● **STATED GOAL**
Keep pictures out. Copy exactly the lines from the one containing "Emit a Python" to the one containing "plt.rcParams['font.family'] = ['Liberation", endpoints included.

● **RECORDED DATA**
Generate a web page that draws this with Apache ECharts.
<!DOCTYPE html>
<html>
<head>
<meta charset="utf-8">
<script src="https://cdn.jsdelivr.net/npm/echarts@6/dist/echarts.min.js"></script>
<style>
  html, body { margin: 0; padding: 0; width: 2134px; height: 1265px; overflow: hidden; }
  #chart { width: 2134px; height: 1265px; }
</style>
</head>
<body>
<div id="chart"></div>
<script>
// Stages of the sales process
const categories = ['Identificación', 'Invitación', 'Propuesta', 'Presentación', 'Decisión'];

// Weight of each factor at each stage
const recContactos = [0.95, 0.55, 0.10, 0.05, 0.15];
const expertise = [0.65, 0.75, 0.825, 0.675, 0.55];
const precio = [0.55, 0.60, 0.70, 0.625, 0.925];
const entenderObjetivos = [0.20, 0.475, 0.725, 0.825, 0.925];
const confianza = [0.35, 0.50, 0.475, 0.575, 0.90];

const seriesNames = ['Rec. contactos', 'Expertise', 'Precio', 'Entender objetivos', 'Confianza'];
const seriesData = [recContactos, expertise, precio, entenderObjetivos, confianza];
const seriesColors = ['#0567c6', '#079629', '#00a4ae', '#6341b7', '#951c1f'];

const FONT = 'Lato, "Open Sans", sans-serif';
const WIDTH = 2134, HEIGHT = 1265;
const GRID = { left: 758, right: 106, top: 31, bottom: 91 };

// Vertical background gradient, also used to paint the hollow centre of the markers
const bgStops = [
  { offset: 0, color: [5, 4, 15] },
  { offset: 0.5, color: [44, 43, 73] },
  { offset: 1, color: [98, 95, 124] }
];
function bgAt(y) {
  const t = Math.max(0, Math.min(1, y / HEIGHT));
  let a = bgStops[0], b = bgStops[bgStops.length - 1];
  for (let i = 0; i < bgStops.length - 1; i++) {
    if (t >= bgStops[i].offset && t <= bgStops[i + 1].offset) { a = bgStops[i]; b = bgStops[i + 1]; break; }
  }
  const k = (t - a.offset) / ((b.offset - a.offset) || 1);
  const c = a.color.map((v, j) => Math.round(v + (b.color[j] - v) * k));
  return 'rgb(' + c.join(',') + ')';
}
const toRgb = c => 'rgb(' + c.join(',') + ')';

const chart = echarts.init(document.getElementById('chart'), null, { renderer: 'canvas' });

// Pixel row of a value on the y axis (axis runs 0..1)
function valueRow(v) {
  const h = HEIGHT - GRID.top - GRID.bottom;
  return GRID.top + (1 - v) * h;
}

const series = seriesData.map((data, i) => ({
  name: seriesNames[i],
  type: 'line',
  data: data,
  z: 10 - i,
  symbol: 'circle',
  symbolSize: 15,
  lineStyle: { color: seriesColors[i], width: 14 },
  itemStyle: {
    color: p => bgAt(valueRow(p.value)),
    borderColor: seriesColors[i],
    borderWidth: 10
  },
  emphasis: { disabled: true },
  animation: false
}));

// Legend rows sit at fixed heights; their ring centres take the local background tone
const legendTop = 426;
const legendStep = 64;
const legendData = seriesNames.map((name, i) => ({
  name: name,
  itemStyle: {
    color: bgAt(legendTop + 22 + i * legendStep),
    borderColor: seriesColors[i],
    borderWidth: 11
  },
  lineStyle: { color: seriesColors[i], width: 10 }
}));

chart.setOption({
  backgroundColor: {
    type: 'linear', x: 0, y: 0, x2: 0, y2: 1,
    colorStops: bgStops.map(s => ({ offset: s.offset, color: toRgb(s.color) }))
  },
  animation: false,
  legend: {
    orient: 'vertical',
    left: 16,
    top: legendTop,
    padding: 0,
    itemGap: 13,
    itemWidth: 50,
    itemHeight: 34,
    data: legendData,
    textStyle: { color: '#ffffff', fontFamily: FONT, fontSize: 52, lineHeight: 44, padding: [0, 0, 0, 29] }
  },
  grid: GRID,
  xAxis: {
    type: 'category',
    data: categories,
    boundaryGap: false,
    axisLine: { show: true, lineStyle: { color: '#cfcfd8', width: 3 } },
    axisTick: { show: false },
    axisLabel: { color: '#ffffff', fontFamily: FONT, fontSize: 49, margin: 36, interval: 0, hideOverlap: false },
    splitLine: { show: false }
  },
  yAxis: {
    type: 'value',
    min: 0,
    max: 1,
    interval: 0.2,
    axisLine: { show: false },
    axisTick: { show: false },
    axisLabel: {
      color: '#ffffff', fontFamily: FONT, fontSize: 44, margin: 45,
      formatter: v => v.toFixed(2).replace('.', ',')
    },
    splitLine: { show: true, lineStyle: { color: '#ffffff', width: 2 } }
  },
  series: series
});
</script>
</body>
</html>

==

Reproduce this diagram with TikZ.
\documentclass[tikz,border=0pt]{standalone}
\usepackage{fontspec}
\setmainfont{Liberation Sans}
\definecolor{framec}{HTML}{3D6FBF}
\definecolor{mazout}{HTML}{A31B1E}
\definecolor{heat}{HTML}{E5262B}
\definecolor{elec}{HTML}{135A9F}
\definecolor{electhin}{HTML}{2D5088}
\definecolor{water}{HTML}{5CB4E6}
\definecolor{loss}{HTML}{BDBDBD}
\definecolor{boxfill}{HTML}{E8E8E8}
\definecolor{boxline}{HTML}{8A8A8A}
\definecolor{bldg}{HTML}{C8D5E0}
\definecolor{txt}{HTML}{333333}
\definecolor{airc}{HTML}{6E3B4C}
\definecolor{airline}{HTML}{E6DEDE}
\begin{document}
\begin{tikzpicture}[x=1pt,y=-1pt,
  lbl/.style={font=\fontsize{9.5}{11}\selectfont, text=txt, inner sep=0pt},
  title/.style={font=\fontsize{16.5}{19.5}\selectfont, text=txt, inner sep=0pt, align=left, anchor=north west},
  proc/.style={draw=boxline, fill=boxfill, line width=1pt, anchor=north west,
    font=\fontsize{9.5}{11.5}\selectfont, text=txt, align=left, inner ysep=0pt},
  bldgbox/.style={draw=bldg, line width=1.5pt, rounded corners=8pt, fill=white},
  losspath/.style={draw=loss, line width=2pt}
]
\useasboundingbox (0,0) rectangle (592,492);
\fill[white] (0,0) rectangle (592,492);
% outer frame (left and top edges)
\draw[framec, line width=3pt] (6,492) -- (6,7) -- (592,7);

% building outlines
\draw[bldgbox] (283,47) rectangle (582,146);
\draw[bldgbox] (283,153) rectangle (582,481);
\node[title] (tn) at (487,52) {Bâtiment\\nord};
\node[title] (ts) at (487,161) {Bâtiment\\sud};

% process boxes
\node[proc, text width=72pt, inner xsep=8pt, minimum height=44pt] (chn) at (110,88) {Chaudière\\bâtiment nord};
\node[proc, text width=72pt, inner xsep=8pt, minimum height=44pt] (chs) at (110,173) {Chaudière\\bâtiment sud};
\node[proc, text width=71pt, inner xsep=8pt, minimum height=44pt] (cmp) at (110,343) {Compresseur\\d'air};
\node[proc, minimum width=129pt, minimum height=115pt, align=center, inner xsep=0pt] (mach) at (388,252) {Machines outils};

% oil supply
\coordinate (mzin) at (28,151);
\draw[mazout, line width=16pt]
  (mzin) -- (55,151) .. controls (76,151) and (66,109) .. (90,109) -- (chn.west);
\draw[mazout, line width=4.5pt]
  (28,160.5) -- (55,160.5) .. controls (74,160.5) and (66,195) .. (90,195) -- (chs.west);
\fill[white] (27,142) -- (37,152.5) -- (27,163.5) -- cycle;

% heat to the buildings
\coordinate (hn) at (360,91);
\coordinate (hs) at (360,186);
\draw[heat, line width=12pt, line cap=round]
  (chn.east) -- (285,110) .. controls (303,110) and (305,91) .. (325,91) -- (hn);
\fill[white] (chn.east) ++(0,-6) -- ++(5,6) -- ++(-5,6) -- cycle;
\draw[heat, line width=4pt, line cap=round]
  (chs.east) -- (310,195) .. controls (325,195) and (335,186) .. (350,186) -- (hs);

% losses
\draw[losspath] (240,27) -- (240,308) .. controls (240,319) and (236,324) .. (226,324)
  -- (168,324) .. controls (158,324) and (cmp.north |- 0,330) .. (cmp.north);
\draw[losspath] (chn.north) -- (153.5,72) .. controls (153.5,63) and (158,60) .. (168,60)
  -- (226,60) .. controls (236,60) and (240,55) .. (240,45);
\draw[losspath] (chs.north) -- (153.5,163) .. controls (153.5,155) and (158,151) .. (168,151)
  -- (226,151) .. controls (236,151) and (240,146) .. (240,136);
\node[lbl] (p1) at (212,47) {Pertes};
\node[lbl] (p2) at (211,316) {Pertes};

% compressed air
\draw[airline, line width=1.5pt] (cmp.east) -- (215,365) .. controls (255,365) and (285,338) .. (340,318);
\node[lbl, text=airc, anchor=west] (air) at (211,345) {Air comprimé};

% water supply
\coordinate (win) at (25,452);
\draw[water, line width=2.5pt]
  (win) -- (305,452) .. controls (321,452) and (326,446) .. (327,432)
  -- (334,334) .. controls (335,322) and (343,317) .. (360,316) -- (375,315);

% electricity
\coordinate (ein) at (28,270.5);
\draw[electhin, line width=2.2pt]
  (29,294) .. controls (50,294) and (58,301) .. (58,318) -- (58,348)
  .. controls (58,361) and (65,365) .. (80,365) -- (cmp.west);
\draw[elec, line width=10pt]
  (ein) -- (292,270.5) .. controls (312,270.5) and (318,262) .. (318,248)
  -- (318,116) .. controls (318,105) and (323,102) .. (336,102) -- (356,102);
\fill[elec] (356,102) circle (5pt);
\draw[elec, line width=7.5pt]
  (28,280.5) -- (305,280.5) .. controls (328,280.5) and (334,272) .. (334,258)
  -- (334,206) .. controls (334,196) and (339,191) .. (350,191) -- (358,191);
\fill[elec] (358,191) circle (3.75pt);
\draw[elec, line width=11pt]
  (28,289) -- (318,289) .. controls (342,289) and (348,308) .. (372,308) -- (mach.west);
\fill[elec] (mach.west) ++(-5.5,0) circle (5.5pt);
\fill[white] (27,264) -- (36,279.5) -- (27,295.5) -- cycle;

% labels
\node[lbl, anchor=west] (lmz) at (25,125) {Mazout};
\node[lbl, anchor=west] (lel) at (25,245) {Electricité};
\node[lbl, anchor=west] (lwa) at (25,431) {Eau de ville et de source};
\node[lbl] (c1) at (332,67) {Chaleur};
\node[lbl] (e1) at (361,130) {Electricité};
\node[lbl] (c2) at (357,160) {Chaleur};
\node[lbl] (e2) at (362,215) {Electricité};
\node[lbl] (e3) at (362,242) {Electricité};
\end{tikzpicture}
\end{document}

---

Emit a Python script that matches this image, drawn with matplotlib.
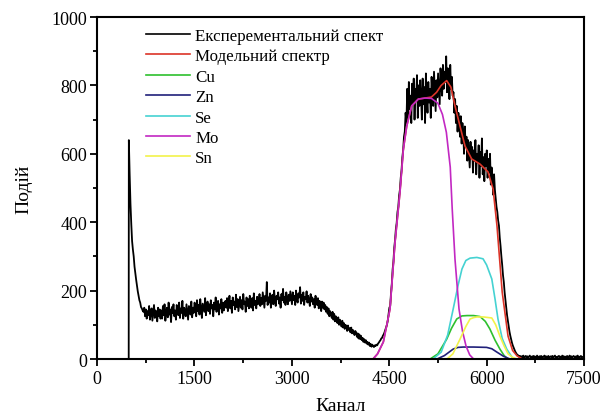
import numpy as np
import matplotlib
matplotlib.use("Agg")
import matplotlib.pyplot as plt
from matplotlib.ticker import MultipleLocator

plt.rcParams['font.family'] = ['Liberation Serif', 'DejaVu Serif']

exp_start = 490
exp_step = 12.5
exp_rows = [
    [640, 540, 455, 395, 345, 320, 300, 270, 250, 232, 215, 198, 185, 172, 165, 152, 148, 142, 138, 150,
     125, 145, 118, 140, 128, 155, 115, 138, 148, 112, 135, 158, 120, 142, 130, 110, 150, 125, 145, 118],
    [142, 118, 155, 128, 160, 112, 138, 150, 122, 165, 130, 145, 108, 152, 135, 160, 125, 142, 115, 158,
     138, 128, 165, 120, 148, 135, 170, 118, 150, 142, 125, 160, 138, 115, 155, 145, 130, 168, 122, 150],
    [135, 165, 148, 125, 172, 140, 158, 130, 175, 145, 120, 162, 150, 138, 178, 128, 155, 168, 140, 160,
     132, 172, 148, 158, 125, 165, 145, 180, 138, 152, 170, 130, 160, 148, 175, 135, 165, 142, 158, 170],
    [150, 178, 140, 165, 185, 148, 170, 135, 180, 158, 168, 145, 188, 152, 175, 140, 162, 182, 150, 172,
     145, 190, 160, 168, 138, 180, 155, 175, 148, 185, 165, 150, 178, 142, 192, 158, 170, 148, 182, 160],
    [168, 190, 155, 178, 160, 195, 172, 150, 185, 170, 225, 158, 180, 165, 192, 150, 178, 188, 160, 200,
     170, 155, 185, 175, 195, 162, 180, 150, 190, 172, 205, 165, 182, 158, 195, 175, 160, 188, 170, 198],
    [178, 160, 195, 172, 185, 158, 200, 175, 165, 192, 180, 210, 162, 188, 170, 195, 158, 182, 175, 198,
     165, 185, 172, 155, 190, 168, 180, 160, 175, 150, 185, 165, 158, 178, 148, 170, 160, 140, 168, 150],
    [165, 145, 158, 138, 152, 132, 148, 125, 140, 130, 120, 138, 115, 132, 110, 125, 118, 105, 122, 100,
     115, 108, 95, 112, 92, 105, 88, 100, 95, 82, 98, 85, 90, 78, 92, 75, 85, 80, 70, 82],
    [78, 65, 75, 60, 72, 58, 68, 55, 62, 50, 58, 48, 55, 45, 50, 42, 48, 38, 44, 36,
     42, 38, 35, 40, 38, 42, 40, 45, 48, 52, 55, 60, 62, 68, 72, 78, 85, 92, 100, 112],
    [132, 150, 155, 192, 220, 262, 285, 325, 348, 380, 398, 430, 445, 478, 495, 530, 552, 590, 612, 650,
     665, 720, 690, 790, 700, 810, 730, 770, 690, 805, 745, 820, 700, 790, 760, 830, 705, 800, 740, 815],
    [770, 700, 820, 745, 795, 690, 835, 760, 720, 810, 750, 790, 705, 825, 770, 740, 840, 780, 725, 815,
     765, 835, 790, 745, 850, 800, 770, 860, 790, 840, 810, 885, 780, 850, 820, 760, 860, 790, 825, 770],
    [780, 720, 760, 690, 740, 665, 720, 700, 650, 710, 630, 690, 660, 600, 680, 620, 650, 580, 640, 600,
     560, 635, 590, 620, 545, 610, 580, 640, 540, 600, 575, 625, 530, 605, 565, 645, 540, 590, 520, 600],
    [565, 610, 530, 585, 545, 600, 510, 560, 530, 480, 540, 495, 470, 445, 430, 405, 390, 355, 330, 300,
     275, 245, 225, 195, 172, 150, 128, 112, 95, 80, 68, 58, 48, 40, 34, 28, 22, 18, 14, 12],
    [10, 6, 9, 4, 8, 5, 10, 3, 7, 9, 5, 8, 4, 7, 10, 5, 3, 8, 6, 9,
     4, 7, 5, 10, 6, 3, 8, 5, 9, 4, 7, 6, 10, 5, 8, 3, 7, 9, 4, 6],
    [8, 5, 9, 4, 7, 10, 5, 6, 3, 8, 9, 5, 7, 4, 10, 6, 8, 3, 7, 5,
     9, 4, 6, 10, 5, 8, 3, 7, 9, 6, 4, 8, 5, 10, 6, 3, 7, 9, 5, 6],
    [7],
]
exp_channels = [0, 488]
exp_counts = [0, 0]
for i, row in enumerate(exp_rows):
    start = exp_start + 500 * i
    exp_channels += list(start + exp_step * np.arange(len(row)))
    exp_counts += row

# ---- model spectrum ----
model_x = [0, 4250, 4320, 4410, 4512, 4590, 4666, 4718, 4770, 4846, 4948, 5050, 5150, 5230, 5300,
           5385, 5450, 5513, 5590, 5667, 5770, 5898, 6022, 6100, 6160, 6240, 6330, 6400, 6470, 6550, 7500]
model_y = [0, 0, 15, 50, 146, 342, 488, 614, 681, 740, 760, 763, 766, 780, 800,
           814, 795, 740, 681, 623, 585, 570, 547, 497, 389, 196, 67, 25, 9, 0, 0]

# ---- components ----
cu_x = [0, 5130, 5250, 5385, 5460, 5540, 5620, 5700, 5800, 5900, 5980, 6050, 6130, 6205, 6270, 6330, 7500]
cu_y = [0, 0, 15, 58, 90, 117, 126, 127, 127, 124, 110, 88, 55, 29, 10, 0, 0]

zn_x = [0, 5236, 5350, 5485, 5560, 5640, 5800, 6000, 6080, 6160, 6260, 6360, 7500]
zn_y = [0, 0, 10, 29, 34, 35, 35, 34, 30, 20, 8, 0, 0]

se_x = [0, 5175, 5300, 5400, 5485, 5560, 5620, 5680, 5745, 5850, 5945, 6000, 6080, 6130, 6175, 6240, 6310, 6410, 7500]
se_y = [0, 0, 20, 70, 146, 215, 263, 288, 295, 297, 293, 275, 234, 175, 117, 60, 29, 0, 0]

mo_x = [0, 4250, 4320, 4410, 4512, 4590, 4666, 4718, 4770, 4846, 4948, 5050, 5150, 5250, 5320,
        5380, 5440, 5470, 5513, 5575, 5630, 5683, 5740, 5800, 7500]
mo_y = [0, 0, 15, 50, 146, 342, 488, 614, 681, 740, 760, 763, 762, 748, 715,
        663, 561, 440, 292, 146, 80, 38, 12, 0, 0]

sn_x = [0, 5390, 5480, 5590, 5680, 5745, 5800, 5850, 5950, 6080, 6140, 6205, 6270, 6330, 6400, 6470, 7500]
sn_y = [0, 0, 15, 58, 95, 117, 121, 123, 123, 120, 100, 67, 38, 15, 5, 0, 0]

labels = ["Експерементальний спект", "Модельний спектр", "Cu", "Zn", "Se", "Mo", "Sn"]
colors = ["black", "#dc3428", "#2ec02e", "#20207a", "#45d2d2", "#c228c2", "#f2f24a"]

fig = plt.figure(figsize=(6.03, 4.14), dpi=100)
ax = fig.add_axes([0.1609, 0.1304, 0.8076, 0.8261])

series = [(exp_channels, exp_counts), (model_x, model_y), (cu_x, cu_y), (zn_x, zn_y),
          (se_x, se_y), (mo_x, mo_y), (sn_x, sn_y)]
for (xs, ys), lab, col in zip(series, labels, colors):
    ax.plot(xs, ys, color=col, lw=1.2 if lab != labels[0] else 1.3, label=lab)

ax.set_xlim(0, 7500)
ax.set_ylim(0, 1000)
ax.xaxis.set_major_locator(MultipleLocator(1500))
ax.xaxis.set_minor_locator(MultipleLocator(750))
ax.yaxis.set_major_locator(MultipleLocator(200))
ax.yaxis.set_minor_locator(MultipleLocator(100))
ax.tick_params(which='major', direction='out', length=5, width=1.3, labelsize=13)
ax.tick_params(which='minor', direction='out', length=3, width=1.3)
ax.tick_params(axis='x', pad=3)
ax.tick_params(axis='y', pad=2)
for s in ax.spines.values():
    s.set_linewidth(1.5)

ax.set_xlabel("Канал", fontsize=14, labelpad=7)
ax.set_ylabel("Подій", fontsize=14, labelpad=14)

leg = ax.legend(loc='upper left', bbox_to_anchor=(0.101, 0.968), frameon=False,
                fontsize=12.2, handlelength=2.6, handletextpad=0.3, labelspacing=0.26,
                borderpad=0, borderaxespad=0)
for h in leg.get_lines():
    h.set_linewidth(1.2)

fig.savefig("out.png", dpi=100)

● **RESULT BELOW**
Emit a Python script that matches this image, drawn with matplotlib.
import numpy as np
import matplotlib
matplotlib.use("Agg")
import matplotlib.pyplot as plt
from matplotlib.ticker import MultipleLocator

plt.rcParams['font.family'] = ['Liberation Serif', 'DejaVu Serif']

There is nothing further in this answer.